Zu Recht hat das Verwaltungsgericht das Vorliegen eines Regelfalls im Sinn von § 23 Abs. 4 Satz 2 BeamtStG verneint und der Antragstellerin die Weiterführung ihres Vorbereitungsdienstes verwehrt. Die Entlassung ist hier ausnahmsweise aus einem Grund zulässig, der mit dem Sinn und Zweck des Vorbereitungsdienstes im Einklang steht, nämlich dem prognostisch begründeten Fehlen der Erwartung, die Antragstellerin werde die Befähigung für die angestrebte Laufbahn erreichen. Hieran vermag im Übrigen auch der Umstand nichts zu ändern, dass die Antragstellerin im maßgeblichen Zeitpunkt der Zustellung der Entlassungsverfügung bereits mehr als die Hälfte der Ausbildungszeit – jedenfalls nicht die behaupteten 2/3 – absolviert hatte. Denn allein aus dem zeitlichen Verhältnis lässt sich das von der Antragstellerin geltend gemachte schützenswerte Interesse an der Absolvierung ihrer restlichen Ausbildung schon im Hinblick auf das negative Leistungsbild nicht ableiten.

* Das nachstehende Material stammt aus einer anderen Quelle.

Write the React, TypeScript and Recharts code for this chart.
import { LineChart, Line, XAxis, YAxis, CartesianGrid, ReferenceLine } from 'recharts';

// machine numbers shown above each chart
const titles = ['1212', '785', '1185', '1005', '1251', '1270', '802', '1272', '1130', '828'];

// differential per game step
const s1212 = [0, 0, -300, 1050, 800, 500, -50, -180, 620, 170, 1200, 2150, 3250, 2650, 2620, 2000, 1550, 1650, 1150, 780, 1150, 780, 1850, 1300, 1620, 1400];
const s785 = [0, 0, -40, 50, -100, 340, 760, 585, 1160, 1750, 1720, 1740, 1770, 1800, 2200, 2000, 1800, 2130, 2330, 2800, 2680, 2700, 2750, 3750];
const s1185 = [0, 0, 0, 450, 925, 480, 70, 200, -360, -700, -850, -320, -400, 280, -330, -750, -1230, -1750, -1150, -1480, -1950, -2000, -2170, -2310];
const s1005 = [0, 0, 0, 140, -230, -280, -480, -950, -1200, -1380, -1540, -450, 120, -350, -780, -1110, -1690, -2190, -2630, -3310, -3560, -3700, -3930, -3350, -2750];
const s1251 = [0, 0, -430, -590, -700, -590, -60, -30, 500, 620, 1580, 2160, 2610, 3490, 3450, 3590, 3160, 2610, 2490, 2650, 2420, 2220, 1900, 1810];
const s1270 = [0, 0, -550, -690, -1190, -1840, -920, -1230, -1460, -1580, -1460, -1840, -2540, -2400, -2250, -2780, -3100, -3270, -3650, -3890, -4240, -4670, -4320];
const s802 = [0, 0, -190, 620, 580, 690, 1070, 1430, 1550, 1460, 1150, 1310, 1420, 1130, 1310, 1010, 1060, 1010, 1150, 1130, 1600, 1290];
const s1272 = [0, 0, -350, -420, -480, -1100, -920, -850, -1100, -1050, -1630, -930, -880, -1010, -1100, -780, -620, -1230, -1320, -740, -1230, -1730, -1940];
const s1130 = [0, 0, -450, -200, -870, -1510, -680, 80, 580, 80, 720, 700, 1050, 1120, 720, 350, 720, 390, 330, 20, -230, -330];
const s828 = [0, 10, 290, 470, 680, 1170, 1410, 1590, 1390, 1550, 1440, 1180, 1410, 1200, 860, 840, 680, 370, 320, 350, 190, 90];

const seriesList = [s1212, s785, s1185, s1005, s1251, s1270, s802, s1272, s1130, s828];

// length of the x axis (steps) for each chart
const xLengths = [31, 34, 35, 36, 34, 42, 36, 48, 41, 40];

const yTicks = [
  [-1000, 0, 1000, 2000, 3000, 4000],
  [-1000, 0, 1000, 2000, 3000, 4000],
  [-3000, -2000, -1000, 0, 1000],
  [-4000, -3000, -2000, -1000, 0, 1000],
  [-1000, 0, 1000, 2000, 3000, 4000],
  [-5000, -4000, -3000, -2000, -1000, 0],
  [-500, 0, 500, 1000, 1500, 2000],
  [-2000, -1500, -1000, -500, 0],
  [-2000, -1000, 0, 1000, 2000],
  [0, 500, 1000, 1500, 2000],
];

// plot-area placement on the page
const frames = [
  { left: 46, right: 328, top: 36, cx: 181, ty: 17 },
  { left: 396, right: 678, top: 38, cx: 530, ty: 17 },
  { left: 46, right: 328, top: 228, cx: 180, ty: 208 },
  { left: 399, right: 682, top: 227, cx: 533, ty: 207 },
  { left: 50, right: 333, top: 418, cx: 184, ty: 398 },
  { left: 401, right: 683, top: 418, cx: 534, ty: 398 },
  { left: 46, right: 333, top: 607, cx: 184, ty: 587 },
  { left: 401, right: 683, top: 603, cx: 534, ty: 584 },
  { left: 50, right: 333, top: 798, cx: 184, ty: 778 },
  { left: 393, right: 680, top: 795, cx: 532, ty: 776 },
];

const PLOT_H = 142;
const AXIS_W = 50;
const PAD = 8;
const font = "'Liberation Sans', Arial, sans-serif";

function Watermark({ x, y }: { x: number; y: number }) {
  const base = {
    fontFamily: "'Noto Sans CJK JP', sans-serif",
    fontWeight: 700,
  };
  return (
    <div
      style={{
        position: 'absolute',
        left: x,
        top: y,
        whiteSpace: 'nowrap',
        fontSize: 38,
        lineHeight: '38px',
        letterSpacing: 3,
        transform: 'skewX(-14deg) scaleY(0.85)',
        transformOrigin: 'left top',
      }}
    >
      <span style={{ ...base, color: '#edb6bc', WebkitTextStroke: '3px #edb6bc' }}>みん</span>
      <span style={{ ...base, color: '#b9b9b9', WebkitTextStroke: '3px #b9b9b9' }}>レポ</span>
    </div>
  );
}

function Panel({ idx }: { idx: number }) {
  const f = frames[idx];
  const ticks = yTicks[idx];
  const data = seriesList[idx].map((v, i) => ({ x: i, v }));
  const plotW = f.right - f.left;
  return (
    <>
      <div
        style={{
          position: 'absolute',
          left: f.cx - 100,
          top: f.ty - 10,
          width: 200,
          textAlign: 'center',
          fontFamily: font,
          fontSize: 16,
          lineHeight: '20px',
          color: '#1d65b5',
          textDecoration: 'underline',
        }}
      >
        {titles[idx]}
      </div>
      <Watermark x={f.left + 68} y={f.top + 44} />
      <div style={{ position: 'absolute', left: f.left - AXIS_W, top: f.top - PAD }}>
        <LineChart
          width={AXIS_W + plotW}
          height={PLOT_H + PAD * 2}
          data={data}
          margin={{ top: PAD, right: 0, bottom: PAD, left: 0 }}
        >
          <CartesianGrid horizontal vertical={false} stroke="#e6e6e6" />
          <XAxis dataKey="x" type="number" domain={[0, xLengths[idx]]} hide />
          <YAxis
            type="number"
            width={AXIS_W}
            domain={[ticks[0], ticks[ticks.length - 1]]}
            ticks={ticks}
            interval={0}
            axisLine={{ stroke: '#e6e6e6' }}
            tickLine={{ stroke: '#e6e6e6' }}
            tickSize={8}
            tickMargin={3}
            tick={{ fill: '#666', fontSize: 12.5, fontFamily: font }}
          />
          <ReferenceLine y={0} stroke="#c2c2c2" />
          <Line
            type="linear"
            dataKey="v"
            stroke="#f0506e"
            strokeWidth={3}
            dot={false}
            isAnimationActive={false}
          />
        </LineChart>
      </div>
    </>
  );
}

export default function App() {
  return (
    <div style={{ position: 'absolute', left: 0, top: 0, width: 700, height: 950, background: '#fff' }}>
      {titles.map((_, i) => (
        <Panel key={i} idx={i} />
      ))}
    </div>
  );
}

4. Die Kostenentscheidung folgt aus § 154 Abs. 2 VwGO. Die Streitwertfestsetzung beruht auf § 47 Abs. 1 Satz 1, § 53 Abs. 2 Nr. 2, § 52 Abs. 1, Abs. 2, Abs. 6 Satz 1 Nr. 2 GKG i.V.m. Nr. 1.5 der Empfehlungen des Streitwertkatalogs für die Verwaltungsgerichtsbarkeit.
Dieser Beschluss ist unanfechtbar (§ 152 Abs. 1 VwGO, § 68 Abs. 1 Satz 5, § 66 Abs. 3 Satz 3 GKG).